By Sridhar Rajagopalan, Software Engineer
In the year-plus since Apigee joined the Google Cloud family, we’ve had the opportunity to deploy several of our services to Google Cloud Platform (GCP). Most recently, we completely moved Apigee Sense to GCP to use its advanced machine learning capabilities. Along the way, we also experienced some important performance improvements as judged by a drop in what we call “data litter.” In this post, we explain what data litter is, and our perspective on how various GCP services keep it at bay. Through this account, you may come to recognize your own application, and come to see data litter as an important metric to consider.
First, let’s take a look at Apigee Sense and its application characteristics. At its core, Apigee Sense protects APIs running on Apigee Edge from attacks and unwanted exploitation. Those attacks are usually performed by automated processes, or “bots,” which run without the permission of the API owner. Sense is built around a four-element “CAVA” cycle: collect, analyze, visualize and act. It enhances human vigilance with statistical machine learning algorithms.
We collect a lot of traffic data as a by-product of billions of API calls that pass through Apigee Edge daily. The output end of each of the four elements in the CAVA cycle is stored in a database system.
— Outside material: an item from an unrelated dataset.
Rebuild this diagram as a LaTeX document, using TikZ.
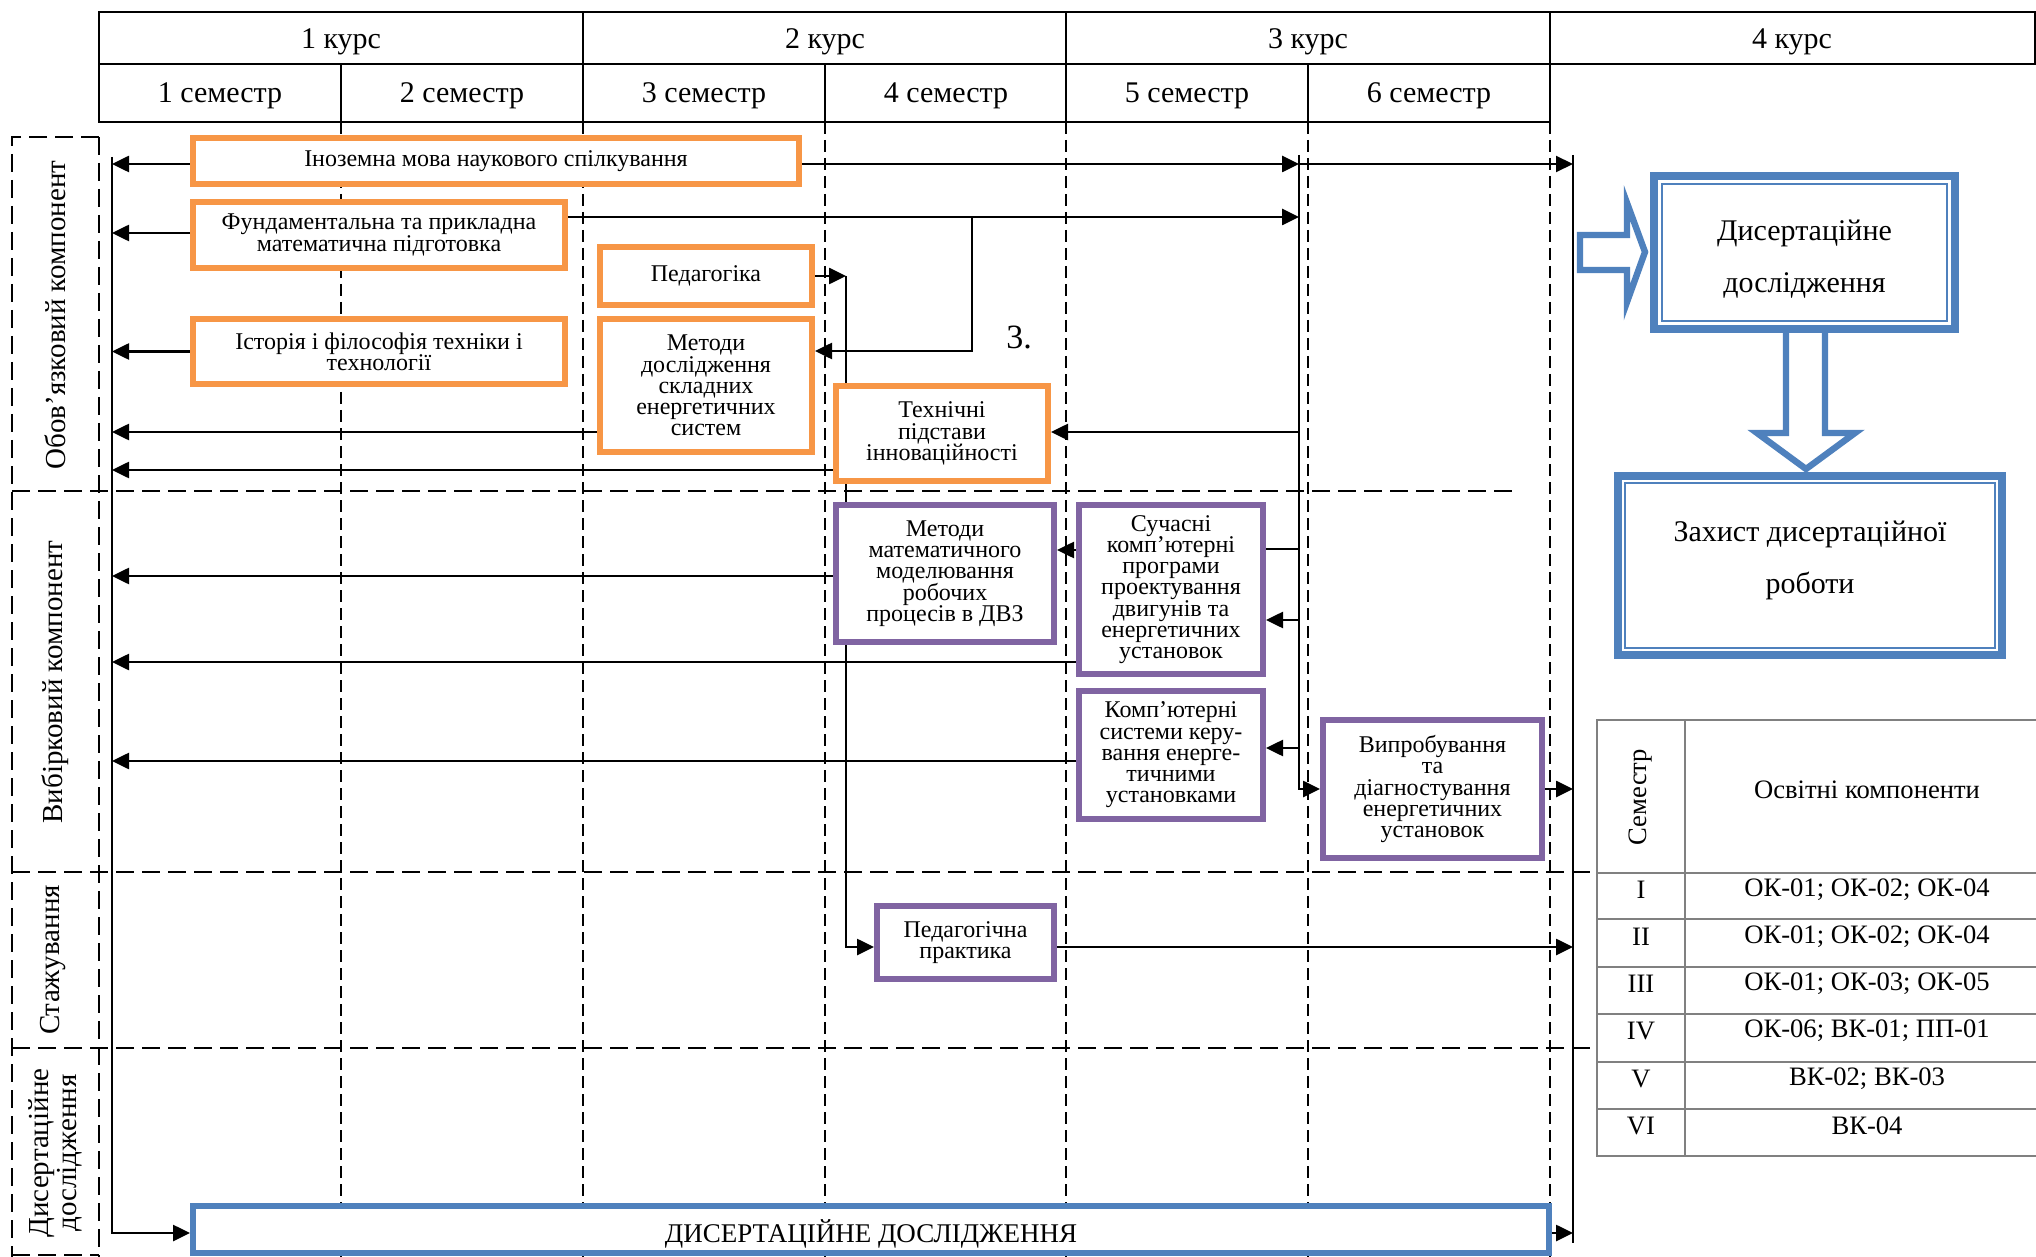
\documentclass[tikz,border=0pt]{standalone}
\usepackage{fontspec}
\setmainfont{Liberation Serif}
\usepackage{graphicx}
\usetikzlibrary{arrows.meta,backgrounds}
\definecolor{orng}{RGB}{247,150,70}
\definecolor{purp}{RGB}{128,100,162}
\definecolor{blu}{RGB}{79,129,189}
\definecolor{tgray}{RGB}{128,128,128}
\newcommand\bxfont{\fontsize{12}{10.6}\selectfont\lineskiplimit=-20pt\relax}
\newcommand\mkbox[7]{%
  \pgfmathsetmacro\bxw{(#5-#3)*0.5}%
  \pgfmathsetmacro\bxh{(#6-#4)*0.5}%
  \node[#2, minimum width=\bxw pt, minimum height=\bxh pt] (#1) at ({(#3+#5)/2},{(#4+#6)/2}) {#7};}
\tikzset{
  obox/.style={draw=orng, line width=3pt, fill=white, align=center, font=\bxfont, inner sep=1pt},
  pbox/.style={draw=purp, line width=3pt, fill=white, align=center, font=\bxfont, inner sep=1pt},
  dbox/.style={draw=blu, line width=3pt, fill=white, align=center, font=\fontsize{13.5}{15}\selectfont, inner sep=1pt},
  bigbox/.style={draw=blu, line width=4pt, fill=white, align=center, font=\fontsize{15}{26}\selectfont, inner sep=1pt},
  innerline/.style={draw=blu, line width=1.3pt},
  blockarrow/.style={draw=blu, line width=3.2pt, fill=white, line join=miter},
  arr/.style={line width=1.3pt, -{Triangle[length=8.5pt,width=8pt]}},
  conn/.style={line width=1.3pt},
  bus/.style={line width=1pt},
  hdr/.style={line width=1pt},
  griddash/.style={line width=0.7pt, dash pattern=on 6pt off 3pt},
  lanedash/.style={line width=1.1pt, dash pattern=on 9pt off 4pt},
  tline/.style={draw=tgray, line width=1.3pt},
  hdrtext/.style={font=\fontsize{15}{17}\selectfont},
  lanetext/.style={rotate=90, font=\fontsize{14.5}{14}\selectfont, align=center},
  ttext/.style={font=\fontsize{13.3}{15}\selectfont},
}
\begin{document}
\begin{tikzpicture}[x=0.5pt,y=-0.5pt]
\useasboundingbox (0,0) rectangle (2036,1257);

% ---------- header table ----------
\draw[hdr] (99,12) -- (2035,12) -- (2035,64) -- (99,64) -- cycle;
\draw[hdr] (99,64) -- (99,122) -- (1550,122) -- (1550,12);
\draw[hdr] (583,12) -- (583,122);
\draw[hdr] (1066,12) -- (1066,122);
\draw[hdr] (341,64) -- (341,122);
\draw[hdr] (825,64) -- (825,122);
\draw[hdr] (1308,64) -- (1308,122);
\node[hdrtext] (k1) at (341,42) {1 курс};
\node[hdrtext] (k2) at (825,42) {2 курс};
\node[hdrtext] (k3) at (1308,42) {3 курс};
\node[hdrtext] (k4) at (1792,42) {4 курс};
\node[hdrtext] (s1) at (220,96) {1 семестр};
\node[hdrtext] (s2) at (462,96) {2 семестр};
\node[hdrtext] (s3) at (704,96) {3 семестр};
\node[hdrtext] (s4) at (946,96) {4 семестр};
\node[hdrtext] (s5) at (1187,96) {5 семестр};
\node[hdrtext] (s6) at (1429,96) {6 семестр};

% ---------- grid ----------
\foreach \gx in {341,583,825,1066,1308,1550}
  \draw[griddash] (\gx,122) -- (\gx,1257);
\draw[lanedash] (99,137) -- (12,137) -- (12,1257);
\draw[lanedash] (99,137) -- (99,1257);
\draw[lanedash] (12,1255) -- (99,1255);
\draw[lanedash] (12,491) -- (1519,491);
\draw[lanedash] (12,872) -- (1595,872);
\draw[lanedash] (12,1048) -- (1595,1048);

\node[lanetext] (lane1) at (55,315) {Обов’язковий компонент};
\node[lanetext] (lane2) at (55,682) {Вибірковий компонент};
\node[lanetext] (lane3) at (53,960) {Стажування};
\node[lanetext] (lane4) at (55,1153) {Дисертаційне\\дослідження};

% ---------- boxes ----------
\mkbox{ino}{obox}{193}{138}{799}{184}{Іноземна мова наукового спілкування}
\mkbox{fund}{obox}{193}{202}{565}{268}{Фундаментальна та прикладна\\математична підготовка}
\mkbox{ped}{obox}{600}{247}{812}{305}{Педагогіка}
\mkbox{hist}{obox}{193}{319}{565}{384}{Історія і філософія техніки і\\технології}
\mkbox{metd}{obox}{600}{319}{812}{452}{Методи\\дослідження\\складних\\енергетичних\\систем}
\mkbox{tech}{obox}{836}{386}{1048}{481}{Технічні\\підстави\\інноваційності}
\mkbox{mmath}{pbox}{836}{505}{1054}{642}{Методи\\математичного\\моделювання\\робочих\\процесів в ДВЗ}
\mkbox{suchas}{pbox}{1079}{505}{1263}{674}{Сучасні\\комп’ютерні\\програми\\проектування\\двигунів та\\енергетичних\\установок}
\mkbox{kompsys}{pbox}{1079}{691}{1263}{819}{Комп’ютерні\\системи керу-\\вання енерге-\\тичними\\установками}
\mkbox{vyprob}{pbox}{1323}{720}{1542}{858}{Випробування\\та\\діагностування\\енергетичних\\установок}
\mkbox{pedpr}{pbox}{877}{906}{1054}{979}{Педагогічна\\практика}
\mkbox{dis}{dbox}{193}{1206}{1549}{1253}{\rule{0pt}{16pt}ДИСЕРТАЦІЙНЕ ДОСЛІДЖЕННЯ}

\node[font=\fontsize{17}{19}\selectfont] (three) at (1019,337) {3.};

% ---------- right side ----------
\draw[blockarrow] (1580,235) -- (1627,235) -- (1627,203) -- (1645,252) -- (1627,302) -- (1627,270) -- (1580,270) -- cycle;
\draw[blockarrow] (1786,329) -- (1786,433) -- (1757,433) -- (1806,469) -- (1855,433) -- (1825,433) -- (1825,329) -- cycle;
\mkbox{disr}{bigbox}{1654}{176}{1955}{329}{\rule{0pt}{17pt}Дисертаційне\\дослідження}
\draw[innerline] (1662,184) rectangle (1947,321);
\mkbox{zah}{bigbox}{1618}{476}{2002}{655}{Захист дисертаційної\\роботи\rule[-8.5pt]{0pt}{0pt}}
\draw[innerline] (1625,483) rectangle (1995,648);

% ---------- legend table ----------
\draw[tline] (2040,720) -- (1597,720) -- (1597,1156) -- (2040,1156);
\draw[tline] (1685,720) -- (1685,1156);
\foreach \ty in {873,919,967,1014,1062,1109}
  \draw[tline] (1597,\ty) -- (2040,\ty);
\node[ttext, rotate=90] (tsem) at (1641,797) {Семестр};
\node[ttext] (tosv) at (1867,790) {Освітні компоненти};
\node[ttext] (r1a) at (1641,890) {I};
\node[ttext] (r1b) at (1867,890) {ОК-01; ОК-02; ОК-04};
\node[ttext] (r2a) at (1641,937) {II};
\node[ttext] (r2b) at (1867,937) {ОК-01; ОК-02; ОК-04};
\node[ttext] (r3a) at (1641,984) {III};
\node[ttext] (r3b) at (1867,984) {ОК-01; ОК-03; ОК-05};
\node[ttext] (r4a) at (1641,1031) {IV};
\node[ttext] (r4b) at (1867,1031) {ОК-06; ВК-01; ПП-01};
\node[ttext] (r5a) at (1641,1079) {V};
\node[ttext] (r5b) at (1867,1079) {ВК-02; ВК-03};
\node[ttext] (r6a) at (1641,1126) {VI};
\node[ttext] (r6b) at (1867,1126) {ВК-04};

% ---------- connectors ----------
\coordinate (lbus) at (112,157);
\coordinate (bus1) at (1299,155);
\coordinate (bus2) at (1573,155);
\coordinate (fb) at (972,217);
\coordinate (pb) at (846,276);
\begin{pgfonlayer}{background}
\draw[bus] (bus1) -- (bus1 |- 0,760);
\draw[arr] (bus1 |- 0,760) -- (bus1 |- vyprob.west) -- (vyprob.west);
\draw[bus] (bus2) -- (bus2 |- 0,1243);
\draw[arr] (lbus) -- (lbus |- 0,1233) -- (dis.west |- 0,1233);
\draw[arr] (ino.west |- 0,164) -- (lbus |- 0,164);
\draw[arr] (ino.east |- 0,164) -- (bus1 |- 0,164);
\draw[arr, line width=1pt] (bus1 |- 0,164) -- (bus2 |- 0,164);
\draw[arr] (fund.west |- 0,233) -- (lbus |- 0,233);
\draw[arr] (fund.east |- 0,217) -- (bus1 |- 0,217);
\draw[arr] (fb) -- (fb |- 0,351) -- (metd.east |- 0,351);
\draw[arr] (hist.west) -- (hist.west -| lbus);
\draw[arr] (metd.west |- 0,432) -- (lbus |- 0,432);
\draw[arr] (tech.west |- 0,470) -- (lbus |- 0,470);
\draw[arr] (bus1 |- 0,432) -- (tech.east |- 0,432);
\draw[arr] (ped.east) -- (pb);
\draw[arr] (pb) -- (pb |- 0,947) -- (pedpr.west |- 0,947);
\draw[arr] (mmath.west |- 0,576) -- (lbus |- 0,576);
\draw[arr] (suchas.west |- 0,550) -- (mmath.east |- 0,550);
\draw[arr] (suchas.west |- 0,662) -- (lbus |- 0,662);
\draw[conn] (suchas.east |- 0,549) -- (bus1 |- 0,549);
\draw[arr] (bus1 |- 0,620) -- (suchas.east |- 0,620);
\draw[arr] (kompsys.west |- 0,761) -- (lbus |- 0,761);
\draw[arr] (bus1 |- 0,748) -- (kompsys.east |- 0,748);
\draw[arr] (vyprob.east) -- (vyprob.east -| bus2);
\draw[arr] (pedpr.east |- 0,947) -- (bus2 |- 0,947);
\draw[arr] (dis.east |- 0,1233) -- (bus2 |- 0,1233);
\end{pgfonlayer}
\end{tikzpicture}
\end{document}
Therefore, the costs, performance and scalability of data management and data analysis toolchains are of great interest to us.
When optimizing an analytics application, there are several things that demand particular attention: latency, quality, throughput and cost.
To this mix I like to consider a fifth metric: “data litter,” which in many ways measures the interplay between the four traditional metrics. Fundamentally, all analytics systems are GIGO (garbage in / garbage out). That is, if the data entering the system is garbage, it doesn’t matter how quickly it is processed, how smart our algorithms are, or how much data we can process every second. The money we spend does matter, but only because of questions about the wisdom of continuing to spend it.
Generally speaking, there are three main sources of data litter in an analytical application like Apigee Sense.
Therefore, data litter is a holistic measure of the quality of the analysis system. It will be low only when the pipeline, analysis engine and target database are all well-tuned and constantly performing to expectations.
The easiest way to deal with the first kind of data litter is to slow down the pipeline by increasing latency. The easiest way to address the second kind is to throw money at the problem and run the analysis engine on a larger cluster. And the final problem is best addressed by adding more or bigger hardware to the database. Whichever path we take, we either increase latency and lose relevance, or lose money.
At Apigee, we track data litter with the data coverage metric, which is, roughly speaking, the inverse measure of how much of data gets dropped or otherwise doesn’t contribute to the analysis. When we moved the Sense analytics chain to GCP, the data coverage metric went from below 80% to roughly 99.8% for one of our toughest customer use cases. Put another way, our data litter decreased from over 20%, or one in five, to approximately one in five hundred. That’s a decrease of a factor of approximately 100, or two orders of magnitude!
The chart below shows the fraction of data available and used for decision making before and after our move to GCP. The chart shows the numbers for four different APIs, representing a subset of Sense customers.
These improvements were measured even while the cost of the deployed system, as well its the pipeline latency, were simultaneously tightened. Meanwhile, our throughput and algorithms stayed the same, and latencies and cost both dropped. Since the release a couple of months ago, these savings, along with the availability and performance benefits of the system, have persisted, while our customer base and the processed traffic has grown. So we’re getting more reliable answers more quickly than we did before and paying less than we did for almost the exact same use case. Wow!
There were two problems that accounted for the bulk of the data litter in the Sense pipeline. These were the elasticity of data processing and the scalability of the transactional store.
To alert customers of an attack as quickly as possible, we designed our system with adequate latency to avoid systematic data litter. In our environment, two features of the GCP platform contributed most significantly to the reduction of unplanned data litter.:
As part of this transition, we moved our analysis chain to Cloud Dataproc, which provided significantly more nimble and cost controlled elasticity. Because the cost of the analytics pipeline represented our most significant constraint, we were able to size our processing capacity limits more aggressively. This gave us the additional elastic capacity needed to meet peak demands without increasing our cost.
We also moved our target database to BigQuery. BigQuery distributes and scales cost-effectively and without hiccups well beyond our needs, and indeed, beyond most reasonable IT budgets. This completely eliminated the back pressure issue from the end of the chain.
Because two of the three sources of data litter are now gone, our team is able to focus on improving the timeliness of our analysis—ensuring that we move data from where it’s gathered through the analysis engine and make more intelligent and more relevant decisions with lower latency. This is what Sense was intended to do.
By moving Apigee Sense to GCP, we feel that we’ve taken back the control of our destiny. I’m sure that our customers will notice the benefits not just in terms of a more reliable service, but also in the velocity with which we are able to ship new capabilities to them.